- [AIM]: Print, please, exactly and only the lines between the line holding "Clone this chart in Observable Plot." and the line holding "4.5, 2.4, 1.2, 0.6, 0.3, 0.1, 0, 0];", inclusive, omitting any pictures.
■ ■ ■
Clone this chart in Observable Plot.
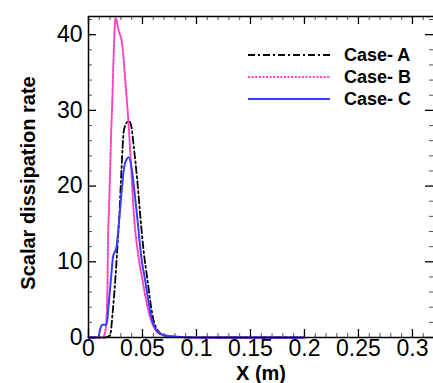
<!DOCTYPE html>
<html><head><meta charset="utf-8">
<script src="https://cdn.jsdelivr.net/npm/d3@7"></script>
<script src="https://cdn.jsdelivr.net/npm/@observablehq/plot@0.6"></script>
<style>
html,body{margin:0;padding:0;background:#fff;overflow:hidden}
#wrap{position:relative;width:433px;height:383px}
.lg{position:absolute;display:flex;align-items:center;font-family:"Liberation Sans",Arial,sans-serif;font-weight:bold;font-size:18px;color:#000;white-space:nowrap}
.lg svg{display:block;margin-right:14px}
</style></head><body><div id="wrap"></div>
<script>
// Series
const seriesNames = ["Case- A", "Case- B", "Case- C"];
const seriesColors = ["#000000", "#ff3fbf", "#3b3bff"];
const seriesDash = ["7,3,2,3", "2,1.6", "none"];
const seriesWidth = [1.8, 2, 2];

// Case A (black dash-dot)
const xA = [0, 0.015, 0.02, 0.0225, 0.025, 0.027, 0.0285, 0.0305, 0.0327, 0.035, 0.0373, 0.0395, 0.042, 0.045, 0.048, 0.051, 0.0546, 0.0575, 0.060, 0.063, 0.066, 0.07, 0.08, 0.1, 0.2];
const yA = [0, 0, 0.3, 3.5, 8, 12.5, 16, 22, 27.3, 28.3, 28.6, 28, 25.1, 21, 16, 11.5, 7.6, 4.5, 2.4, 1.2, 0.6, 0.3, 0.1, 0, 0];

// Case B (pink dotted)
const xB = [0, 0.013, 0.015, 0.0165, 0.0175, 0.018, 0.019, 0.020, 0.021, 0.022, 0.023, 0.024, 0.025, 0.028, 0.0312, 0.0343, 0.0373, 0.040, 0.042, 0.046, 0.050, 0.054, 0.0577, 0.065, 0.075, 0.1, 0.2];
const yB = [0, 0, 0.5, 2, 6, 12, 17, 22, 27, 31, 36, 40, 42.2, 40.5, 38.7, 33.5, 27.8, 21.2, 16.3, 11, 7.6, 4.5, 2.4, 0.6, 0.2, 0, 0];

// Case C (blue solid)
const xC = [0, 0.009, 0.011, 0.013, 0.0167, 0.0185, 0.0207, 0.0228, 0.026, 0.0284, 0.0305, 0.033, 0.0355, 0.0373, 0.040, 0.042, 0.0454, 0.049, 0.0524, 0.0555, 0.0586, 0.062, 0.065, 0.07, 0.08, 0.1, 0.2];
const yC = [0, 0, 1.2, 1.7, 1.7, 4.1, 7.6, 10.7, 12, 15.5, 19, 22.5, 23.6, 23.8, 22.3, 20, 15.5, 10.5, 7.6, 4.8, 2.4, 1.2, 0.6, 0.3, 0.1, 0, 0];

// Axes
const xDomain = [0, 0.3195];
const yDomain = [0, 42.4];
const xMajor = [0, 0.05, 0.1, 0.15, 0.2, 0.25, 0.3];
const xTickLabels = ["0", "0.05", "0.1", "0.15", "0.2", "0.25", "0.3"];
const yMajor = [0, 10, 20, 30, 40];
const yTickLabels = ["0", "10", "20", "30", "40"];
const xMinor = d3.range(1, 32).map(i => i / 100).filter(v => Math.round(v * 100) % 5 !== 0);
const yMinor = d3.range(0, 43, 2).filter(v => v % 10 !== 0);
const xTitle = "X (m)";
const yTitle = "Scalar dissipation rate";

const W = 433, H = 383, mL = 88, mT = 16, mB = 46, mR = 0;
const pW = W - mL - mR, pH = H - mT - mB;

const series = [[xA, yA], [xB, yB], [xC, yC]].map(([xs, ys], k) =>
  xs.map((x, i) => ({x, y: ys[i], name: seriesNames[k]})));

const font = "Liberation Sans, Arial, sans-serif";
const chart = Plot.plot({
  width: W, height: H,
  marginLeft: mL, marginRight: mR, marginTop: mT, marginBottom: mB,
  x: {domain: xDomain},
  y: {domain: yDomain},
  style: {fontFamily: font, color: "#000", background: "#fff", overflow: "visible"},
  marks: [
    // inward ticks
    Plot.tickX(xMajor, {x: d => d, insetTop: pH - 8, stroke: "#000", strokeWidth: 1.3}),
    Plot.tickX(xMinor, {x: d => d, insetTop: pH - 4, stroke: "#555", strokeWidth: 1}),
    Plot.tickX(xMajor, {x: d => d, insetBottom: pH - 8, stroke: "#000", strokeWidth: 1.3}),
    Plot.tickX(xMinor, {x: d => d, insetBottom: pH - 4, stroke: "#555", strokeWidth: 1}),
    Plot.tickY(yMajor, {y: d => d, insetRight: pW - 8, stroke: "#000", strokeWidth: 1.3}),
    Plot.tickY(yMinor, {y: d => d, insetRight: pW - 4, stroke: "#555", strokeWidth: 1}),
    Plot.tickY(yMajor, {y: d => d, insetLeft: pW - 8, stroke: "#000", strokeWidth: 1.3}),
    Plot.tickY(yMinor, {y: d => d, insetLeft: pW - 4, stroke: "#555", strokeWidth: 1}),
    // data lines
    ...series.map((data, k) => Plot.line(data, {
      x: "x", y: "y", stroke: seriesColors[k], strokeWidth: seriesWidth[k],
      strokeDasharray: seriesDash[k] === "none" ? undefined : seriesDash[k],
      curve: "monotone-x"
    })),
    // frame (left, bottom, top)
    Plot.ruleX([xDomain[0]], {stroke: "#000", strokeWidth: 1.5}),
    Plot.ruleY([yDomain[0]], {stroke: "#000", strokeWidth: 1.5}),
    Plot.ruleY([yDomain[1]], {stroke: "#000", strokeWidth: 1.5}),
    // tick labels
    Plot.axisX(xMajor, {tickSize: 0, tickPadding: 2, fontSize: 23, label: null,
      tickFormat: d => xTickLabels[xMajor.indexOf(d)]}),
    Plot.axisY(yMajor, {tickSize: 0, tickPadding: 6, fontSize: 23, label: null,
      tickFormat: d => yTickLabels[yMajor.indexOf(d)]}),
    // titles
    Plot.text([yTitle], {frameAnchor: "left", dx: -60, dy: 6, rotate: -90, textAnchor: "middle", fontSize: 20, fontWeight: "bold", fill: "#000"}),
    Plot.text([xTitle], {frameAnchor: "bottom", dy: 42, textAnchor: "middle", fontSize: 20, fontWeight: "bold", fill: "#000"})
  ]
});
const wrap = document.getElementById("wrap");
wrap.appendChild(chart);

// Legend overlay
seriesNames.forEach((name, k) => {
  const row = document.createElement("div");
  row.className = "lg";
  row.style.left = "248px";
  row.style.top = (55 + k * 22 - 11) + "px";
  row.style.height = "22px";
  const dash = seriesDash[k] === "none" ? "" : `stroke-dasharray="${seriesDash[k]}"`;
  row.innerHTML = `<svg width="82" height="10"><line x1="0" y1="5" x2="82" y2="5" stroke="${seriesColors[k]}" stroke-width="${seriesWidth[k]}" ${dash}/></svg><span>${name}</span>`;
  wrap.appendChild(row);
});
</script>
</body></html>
■ ■ ■
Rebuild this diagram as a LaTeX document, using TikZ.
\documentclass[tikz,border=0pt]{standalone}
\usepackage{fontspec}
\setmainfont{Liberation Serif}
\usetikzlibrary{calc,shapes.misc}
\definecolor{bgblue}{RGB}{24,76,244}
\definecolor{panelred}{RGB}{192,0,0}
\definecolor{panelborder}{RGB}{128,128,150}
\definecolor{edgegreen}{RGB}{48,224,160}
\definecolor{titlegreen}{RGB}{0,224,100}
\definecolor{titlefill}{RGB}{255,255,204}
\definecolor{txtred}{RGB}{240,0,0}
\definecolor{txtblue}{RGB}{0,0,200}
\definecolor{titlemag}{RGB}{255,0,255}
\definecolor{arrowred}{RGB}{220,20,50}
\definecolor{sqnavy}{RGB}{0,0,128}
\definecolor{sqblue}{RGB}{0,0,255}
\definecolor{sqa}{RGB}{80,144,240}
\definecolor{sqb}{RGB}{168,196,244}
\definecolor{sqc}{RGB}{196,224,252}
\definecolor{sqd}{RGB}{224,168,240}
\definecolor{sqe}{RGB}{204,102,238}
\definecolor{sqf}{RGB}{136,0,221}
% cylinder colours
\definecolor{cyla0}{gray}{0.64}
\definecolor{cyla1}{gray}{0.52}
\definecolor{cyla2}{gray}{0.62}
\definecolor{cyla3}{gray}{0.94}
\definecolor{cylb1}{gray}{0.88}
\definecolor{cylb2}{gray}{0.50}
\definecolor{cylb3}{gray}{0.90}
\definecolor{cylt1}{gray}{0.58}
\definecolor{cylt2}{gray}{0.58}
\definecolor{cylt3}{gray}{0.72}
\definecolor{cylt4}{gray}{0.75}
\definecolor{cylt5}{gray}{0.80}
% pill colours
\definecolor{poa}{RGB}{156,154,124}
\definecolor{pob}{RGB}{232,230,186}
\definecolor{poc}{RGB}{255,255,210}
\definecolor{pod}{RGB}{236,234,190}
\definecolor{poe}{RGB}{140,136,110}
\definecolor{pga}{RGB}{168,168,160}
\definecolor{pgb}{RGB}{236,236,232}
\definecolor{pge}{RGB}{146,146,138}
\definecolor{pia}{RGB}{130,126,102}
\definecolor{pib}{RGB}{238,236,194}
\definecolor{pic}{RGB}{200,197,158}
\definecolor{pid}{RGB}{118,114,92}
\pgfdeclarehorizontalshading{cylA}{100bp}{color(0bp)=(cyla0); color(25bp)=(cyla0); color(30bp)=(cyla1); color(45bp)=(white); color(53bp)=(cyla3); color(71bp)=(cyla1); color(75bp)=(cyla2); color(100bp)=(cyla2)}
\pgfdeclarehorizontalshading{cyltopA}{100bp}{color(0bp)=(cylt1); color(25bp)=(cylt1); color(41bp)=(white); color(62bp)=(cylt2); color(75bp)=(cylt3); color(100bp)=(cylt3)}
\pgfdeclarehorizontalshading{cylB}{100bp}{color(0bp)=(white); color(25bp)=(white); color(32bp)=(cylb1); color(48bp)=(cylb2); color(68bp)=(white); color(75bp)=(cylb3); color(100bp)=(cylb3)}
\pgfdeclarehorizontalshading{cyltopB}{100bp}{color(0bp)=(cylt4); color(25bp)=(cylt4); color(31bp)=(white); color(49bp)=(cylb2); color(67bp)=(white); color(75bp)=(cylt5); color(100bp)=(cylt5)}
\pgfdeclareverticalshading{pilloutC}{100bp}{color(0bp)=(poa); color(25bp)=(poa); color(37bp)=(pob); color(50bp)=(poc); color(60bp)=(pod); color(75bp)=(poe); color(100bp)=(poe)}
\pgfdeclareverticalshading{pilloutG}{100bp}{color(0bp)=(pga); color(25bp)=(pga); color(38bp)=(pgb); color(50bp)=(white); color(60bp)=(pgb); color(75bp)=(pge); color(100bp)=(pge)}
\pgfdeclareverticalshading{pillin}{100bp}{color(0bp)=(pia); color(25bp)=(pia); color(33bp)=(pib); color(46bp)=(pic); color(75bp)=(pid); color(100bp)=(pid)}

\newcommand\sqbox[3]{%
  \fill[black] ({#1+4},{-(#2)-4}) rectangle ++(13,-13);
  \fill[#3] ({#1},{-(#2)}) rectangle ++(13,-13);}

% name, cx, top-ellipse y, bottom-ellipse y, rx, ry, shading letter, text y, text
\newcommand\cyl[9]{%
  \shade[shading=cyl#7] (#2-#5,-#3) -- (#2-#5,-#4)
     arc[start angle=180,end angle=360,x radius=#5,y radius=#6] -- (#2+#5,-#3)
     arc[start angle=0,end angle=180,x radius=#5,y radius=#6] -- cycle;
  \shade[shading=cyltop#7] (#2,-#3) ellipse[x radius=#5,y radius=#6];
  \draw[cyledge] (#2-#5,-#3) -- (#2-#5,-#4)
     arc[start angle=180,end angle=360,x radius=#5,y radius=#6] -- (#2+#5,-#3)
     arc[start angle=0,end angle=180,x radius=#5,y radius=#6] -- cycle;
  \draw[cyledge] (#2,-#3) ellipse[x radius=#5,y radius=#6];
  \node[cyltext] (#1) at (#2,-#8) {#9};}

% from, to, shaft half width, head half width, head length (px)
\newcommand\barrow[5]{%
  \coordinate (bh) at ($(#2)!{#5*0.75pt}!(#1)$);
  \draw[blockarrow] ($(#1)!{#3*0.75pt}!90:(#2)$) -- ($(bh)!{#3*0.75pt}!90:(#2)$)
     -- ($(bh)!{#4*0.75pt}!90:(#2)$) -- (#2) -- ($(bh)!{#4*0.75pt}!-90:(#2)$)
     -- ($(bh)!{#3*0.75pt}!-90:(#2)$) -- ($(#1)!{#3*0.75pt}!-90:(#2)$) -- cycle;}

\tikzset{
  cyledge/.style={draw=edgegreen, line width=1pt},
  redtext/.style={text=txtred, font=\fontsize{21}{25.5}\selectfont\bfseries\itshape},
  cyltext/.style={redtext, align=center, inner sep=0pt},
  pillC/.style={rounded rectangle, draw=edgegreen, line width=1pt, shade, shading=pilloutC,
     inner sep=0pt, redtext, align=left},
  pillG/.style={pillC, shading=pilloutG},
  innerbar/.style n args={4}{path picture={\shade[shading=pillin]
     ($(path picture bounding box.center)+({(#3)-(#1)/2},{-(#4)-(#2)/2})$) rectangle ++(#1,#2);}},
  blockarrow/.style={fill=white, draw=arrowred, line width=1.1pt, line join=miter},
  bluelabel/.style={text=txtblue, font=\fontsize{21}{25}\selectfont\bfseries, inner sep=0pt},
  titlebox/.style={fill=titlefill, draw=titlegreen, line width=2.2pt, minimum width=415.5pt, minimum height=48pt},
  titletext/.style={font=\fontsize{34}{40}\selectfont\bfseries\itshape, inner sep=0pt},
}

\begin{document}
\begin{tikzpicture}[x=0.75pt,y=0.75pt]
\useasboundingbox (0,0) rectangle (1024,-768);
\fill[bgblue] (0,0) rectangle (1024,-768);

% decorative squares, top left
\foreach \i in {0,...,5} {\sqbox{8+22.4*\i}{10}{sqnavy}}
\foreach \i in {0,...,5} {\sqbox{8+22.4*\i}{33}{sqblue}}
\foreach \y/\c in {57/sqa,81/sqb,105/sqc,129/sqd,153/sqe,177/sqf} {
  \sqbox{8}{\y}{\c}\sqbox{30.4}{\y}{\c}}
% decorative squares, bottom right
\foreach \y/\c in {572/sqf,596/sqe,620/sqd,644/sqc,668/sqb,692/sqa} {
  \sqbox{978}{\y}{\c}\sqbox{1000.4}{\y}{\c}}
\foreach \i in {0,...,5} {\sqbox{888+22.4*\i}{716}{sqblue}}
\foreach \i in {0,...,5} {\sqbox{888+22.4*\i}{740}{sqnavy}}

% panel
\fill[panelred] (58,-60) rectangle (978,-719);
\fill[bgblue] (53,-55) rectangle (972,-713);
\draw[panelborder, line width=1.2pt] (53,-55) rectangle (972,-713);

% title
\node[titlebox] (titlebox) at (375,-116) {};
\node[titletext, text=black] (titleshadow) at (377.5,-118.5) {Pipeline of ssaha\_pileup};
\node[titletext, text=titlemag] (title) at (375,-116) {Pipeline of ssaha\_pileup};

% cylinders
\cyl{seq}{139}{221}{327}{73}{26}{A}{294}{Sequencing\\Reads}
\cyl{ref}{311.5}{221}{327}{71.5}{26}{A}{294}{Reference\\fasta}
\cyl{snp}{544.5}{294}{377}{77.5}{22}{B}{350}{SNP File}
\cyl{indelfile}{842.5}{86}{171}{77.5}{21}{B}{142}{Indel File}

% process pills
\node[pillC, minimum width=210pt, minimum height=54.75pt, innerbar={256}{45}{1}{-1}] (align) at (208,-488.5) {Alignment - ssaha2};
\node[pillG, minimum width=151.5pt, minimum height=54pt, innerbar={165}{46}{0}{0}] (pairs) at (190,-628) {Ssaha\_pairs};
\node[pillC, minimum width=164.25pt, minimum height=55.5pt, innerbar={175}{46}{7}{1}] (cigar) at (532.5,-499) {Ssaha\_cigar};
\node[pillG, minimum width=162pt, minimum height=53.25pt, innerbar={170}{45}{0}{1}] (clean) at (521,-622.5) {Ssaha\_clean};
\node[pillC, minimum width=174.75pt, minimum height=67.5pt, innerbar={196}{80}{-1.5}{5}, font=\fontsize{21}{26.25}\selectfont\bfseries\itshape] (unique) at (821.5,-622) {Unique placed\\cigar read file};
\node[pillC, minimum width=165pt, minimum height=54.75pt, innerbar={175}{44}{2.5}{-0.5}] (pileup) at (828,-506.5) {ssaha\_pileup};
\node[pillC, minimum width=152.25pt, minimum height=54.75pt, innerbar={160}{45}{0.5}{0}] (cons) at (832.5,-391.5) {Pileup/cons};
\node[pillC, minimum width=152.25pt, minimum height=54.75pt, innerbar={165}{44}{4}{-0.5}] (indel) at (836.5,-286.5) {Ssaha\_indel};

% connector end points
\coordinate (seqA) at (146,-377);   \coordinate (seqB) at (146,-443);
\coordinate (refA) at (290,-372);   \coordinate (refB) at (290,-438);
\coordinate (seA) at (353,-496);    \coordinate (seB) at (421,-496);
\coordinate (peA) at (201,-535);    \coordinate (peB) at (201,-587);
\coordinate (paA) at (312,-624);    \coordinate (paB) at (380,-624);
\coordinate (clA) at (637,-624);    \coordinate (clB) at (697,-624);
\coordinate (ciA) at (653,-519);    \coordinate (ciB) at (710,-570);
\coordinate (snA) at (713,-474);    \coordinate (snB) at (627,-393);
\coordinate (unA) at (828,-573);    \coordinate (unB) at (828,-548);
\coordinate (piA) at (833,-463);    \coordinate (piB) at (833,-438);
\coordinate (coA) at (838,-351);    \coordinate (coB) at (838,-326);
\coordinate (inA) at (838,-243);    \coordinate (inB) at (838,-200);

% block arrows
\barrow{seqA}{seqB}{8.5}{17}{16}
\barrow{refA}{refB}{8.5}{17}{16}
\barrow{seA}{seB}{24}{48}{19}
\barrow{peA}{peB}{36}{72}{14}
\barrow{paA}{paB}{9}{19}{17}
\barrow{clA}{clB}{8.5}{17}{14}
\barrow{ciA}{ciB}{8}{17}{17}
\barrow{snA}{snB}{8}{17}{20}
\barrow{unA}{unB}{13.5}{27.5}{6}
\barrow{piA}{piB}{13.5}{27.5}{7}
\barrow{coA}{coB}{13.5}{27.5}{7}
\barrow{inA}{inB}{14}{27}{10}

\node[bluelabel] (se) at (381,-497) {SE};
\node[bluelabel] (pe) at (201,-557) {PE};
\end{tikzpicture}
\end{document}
■ ■ ■
- [RESULT BELOW]:
Clone this chart in Observable Plot.
<!DOCTYPE html>
<html><head><meta charset="utf-8">
<script src="https://cdn.jsdelivr.net/npm/d3@7"></script>
<script src="https://cdn.jsdelivr.net/npm/@observablehq/plot@0.6"></script>
<style>
html,body{margin:0;padding:0;background:#fff;overflow:hidden}
#wrap{position:relative;width:433px;height:383px}
.lg{position:absolute;display:flex;align-items:center;font-family:"Liberation Sans",Arial,sans-serif;font-weight:bold;font-size:18px;color:#000;white-space:nowrap}
.lg svg{display:block;margin-right:14px}
</style></head><body><div id="wrap"></div>
<script>
// Series
const seriesNames = ["Case- A", "Case- B", "Case- C"];
const seriesColors = ["#000000", "#ff3fbf", "#3b3bff"];
const seriesDash = ["7,3,2,3", "2,1.6", "none"];
const seriesWidth = [1.8, 2, 2];

// Case A (black dash-dot)
const xA = [0, 0.015, 0.02, 0.0225, 0.025, 0.027, 0.0285, 0.0305, 0.0327, 0.035, 0.0373, 0.0395, 0.042, 0.045, 0.048, 0.051, 0.0546, 0.0575, 0.060, 0.063, 0.066, 0.07, 0.08, 0.1, 0.2];
const yA = [0, 0, 0.3, 3.5, 8, 12.5, 16, 22, 27.3, 28.3, 28.6, 28, 25.1, 21, 16, 11.5, 7.6, 4.5, 2.4, 1.2, 0.6, 0.3, 0.1, 0, 0];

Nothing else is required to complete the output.